#### [What the task asks]
Reproduce exactly, with no pictures, each line from the opening of the material down through the line containing "plt.rcParams['font.family'] = ['Liberation".

#### [Raw data]
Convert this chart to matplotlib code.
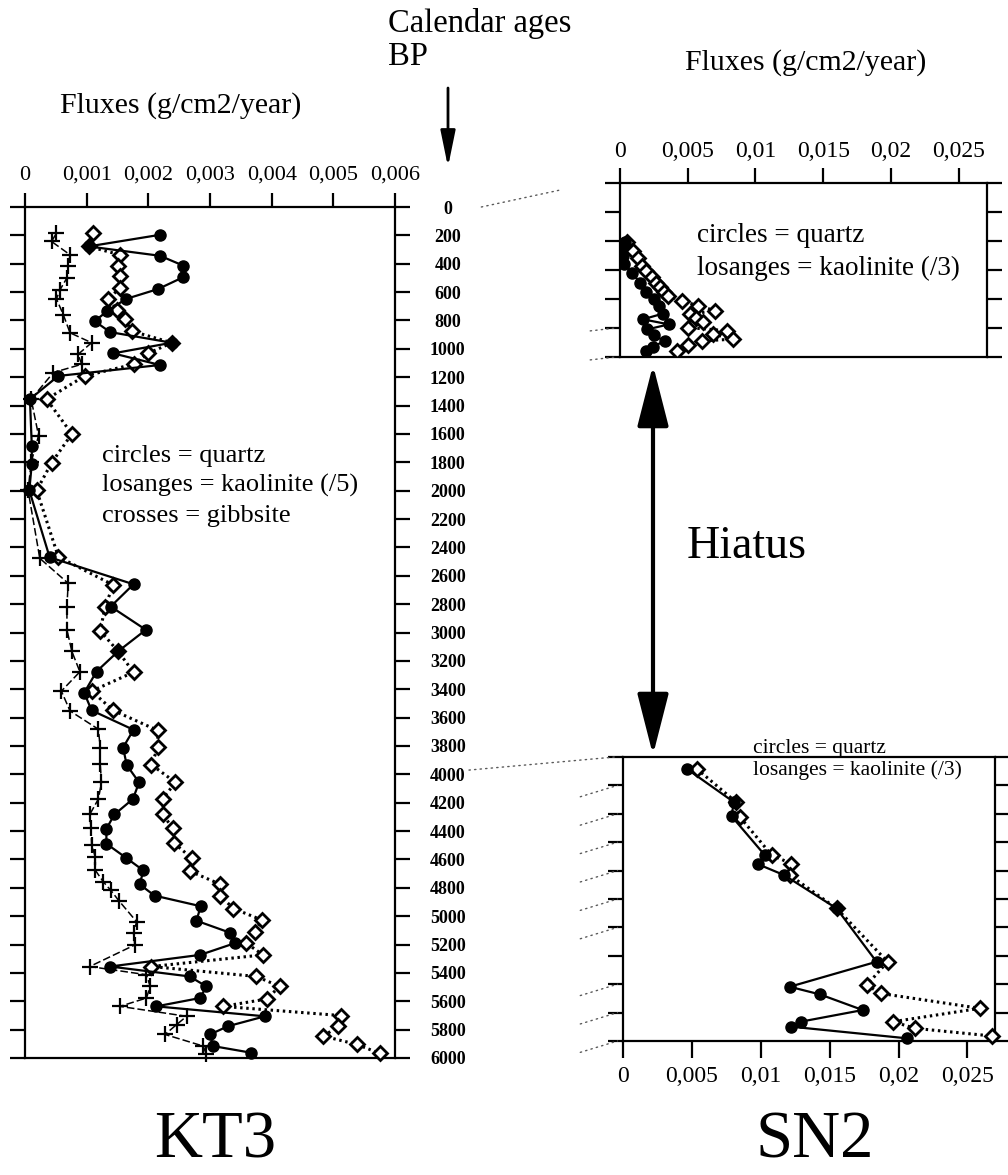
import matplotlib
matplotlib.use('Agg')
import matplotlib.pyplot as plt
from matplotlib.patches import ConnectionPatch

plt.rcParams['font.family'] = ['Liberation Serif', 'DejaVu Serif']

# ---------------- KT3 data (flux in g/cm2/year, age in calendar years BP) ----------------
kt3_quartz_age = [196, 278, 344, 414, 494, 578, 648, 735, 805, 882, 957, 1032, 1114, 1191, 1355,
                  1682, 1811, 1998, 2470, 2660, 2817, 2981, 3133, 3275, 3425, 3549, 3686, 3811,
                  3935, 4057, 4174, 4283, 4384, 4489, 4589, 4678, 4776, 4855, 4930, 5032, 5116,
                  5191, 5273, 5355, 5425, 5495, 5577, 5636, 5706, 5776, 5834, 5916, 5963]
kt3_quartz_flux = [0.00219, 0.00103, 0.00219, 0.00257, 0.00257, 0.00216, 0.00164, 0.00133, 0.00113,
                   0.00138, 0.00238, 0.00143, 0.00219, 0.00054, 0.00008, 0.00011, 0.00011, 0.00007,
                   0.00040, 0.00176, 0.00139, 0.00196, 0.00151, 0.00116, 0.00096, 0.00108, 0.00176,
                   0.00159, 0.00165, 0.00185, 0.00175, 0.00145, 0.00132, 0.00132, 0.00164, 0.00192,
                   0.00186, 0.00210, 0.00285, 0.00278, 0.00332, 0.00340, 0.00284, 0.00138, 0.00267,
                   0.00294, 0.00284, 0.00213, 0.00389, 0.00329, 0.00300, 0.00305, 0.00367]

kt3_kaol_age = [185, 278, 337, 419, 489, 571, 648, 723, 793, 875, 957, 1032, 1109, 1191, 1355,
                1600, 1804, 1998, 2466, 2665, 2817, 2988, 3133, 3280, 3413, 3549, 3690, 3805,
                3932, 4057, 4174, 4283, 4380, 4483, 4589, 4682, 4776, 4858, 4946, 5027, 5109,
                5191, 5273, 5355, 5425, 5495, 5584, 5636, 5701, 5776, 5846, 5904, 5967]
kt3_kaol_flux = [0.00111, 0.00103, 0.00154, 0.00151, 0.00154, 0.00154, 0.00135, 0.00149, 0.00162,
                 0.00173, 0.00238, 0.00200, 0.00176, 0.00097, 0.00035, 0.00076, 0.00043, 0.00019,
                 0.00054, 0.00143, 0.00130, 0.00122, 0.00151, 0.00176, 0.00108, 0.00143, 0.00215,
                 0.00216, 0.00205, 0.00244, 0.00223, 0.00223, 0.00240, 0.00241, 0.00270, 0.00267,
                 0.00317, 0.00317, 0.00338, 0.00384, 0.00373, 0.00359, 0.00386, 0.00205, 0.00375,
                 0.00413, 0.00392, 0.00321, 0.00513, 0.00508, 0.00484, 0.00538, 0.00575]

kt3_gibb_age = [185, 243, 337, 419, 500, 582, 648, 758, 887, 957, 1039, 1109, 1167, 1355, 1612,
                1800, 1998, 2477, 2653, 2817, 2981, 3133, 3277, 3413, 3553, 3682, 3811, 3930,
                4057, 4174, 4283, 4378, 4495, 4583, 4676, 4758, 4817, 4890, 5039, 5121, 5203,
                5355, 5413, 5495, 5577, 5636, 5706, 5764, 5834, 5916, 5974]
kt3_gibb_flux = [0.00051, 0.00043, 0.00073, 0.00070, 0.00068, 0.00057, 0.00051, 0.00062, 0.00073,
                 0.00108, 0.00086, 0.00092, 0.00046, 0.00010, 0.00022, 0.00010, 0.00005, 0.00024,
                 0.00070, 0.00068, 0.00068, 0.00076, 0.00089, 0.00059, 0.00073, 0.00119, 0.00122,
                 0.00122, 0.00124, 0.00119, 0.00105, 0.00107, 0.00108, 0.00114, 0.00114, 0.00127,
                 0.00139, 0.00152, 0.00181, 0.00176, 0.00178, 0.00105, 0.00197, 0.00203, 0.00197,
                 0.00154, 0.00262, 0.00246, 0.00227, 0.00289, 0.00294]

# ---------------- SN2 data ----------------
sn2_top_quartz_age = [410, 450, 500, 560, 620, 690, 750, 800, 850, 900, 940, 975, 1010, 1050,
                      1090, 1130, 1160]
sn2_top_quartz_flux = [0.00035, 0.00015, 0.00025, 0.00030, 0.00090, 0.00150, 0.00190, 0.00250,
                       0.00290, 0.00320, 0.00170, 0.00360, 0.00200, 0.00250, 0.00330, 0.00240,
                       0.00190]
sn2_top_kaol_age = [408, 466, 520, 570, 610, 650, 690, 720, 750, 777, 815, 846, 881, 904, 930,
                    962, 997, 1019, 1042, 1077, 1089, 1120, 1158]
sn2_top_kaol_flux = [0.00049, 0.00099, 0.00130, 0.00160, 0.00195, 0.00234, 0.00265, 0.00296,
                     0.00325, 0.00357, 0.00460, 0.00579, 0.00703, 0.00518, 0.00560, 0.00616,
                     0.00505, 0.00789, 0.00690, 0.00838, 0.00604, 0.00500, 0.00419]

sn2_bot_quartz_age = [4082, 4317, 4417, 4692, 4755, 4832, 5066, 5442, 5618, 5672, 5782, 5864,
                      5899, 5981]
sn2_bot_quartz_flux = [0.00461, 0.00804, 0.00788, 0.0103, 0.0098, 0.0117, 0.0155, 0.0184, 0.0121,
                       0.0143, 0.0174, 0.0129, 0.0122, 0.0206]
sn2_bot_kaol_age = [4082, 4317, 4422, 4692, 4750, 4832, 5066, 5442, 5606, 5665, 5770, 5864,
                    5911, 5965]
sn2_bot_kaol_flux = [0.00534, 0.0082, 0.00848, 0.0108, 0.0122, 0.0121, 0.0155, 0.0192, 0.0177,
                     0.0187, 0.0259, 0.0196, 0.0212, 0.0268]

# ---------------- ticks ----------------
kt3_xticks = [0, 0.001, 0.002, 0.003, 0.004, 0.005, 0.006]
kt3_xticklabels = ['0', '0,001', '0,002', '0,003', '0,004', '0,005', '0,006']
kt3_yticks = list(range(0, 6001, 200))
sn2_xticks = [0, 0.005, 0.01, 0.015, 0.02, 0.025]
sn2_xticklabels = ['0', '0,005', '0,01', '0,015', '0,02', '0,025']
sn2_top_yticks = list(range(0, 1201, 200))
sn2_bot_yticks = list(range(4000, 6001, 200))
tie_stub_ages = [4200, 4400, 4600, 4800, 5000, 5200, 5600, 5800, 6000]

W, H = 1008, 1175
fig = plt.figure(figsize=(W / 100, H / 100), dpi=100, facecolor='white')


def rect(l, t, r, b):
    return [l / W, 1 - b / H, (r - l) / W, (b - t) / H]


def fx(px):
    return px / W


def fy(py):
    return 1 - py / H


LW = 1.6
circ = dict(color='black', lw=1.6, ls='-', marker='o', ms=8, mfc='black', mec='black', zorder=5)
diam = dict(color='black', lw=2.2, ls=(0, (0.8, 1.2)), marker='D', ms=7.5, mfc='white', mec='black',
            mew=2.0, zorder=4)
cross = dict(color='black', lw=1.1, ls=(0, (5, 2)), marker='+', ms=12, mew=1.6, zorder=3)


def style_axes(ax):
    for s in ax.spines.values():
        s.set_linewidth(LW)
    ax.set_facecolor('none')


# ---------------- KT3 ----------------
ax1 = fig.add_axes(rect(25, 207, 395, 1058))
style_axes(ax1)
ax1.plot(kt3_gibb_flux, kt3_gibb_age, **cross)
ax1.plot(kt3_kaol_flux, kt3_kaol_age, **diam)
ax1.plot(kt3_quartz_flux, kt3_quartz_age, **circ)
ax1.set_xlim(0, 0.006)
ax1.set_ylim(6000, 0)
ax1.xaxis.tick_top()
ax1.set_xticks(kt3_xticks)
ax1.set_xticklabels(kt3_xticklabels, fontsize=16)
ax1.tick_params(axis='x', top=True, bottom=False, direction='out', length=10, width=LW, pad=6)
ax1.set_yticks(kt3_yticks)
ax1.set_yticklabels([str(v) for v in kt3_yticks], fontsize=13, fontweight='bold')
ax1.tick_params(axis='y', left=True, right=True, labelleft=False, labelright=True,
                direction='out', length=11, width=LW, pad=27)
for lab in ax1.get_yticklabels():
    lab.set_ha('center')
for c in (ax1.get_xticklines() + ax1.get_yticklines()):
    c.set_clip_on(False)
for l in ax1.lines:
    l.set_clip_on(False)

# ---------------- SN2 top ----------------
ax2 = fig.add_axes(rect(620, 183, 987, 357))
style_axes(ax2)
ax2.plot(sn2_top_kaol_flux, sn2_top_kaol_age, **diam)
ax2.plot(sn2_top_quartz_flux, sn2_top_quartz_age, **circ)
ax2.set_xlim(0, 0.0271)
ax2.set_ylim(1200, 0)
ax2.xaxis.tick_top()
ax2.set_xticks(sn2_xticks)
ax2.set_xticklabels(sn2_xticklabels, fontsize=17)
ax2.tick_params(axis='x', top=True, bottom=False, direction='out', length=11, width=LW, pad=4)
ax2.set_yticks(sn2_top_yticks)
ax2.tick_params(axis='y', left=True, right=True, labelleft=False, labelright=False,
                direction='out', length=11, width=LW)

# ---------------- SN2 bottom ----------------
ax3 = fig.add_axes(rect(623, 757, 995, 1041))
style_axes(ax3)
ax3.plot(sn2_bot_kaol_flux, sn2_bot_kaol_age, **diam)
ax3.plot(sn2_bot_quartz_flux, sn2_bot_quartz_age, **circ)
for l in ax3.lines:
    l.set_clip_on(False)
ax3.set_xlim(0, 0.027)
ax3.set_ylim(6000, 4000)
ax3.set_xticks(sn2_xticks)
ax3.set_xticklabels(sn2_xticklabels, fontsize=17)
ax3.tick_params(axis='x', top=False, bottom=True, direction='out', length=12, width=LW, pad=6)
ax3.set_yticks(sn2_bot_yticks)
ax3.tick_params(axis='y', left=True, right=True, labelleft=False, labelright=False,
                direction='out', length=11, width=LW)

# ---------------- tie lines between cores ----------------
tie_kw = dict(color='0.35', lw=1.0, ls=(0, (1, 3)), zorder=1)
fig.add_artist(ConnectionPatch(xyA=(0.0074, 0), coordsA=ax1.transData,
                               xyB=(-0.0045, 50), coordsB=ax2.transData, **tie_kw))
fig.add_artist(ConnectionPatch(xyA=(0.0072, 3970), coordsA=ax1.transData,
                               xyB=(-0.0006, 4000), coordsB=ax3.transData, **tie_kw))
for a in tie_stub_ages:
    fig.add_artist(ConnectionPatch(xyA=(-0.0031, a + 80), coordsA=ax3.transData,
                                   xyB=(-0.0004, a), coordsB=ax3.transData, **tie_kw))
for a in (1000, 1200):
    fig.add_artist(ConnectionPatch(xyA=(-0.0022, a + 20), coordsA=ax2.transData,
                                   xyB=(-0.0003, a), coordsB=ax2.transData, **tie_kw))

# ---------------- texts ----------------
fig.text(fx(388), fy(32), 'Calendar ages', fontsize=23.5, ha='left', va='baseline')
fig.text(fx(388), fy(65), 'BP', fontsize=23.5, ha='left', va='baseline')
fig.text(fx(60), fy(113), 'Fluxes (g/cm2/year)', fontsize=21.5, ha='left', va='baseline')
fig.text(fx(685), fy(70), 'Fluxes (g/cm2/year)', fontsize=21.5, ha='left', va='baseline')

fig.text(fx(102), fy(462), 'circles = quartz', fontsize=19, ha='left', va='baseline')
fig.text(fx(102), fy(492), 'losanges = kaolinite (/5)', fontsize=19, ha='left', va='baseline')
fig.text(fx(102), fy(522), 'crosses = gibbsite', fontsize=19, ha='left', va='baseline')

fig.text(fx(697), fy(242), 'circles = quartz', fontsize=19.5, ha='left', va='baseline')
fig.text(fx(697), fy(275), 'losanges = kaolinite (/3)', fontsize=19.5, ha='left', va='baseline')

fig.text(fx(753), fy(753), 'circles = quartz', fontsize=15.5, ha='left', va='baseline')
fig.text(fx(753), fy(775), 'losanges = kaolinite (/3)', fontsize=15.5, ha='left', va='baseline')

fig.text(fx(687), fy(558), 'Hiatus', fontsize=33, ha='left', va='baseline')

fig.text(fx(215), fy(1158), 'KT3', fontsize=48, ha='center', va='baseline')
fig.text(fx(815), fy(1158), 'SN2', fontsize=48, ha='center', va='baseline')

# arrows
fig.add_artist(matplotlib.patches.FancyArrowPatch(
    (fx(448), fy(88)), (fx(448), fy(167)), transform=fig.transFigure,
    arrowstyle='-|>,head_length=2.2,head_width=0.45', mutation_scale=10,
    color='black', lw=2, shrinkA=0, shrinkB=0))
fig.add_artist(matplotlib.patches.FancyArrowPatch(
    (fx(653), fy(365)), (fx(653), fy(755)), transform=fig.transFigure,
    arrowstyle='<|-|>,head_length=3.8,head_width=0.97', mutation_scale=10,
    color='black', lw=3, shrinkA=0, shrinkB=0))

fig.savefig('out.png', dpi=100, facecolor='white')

#### [Exercise output]
Convert this chart to matplotlib code.
import matplotlib
matplotlib.use('Agg')
import matplotlib.pyplot as plt
from matplotlib.patches import ConnectionPatch

plt.rcParams['font.family'] = ['Liberation Serif', 'DejaVu Serif']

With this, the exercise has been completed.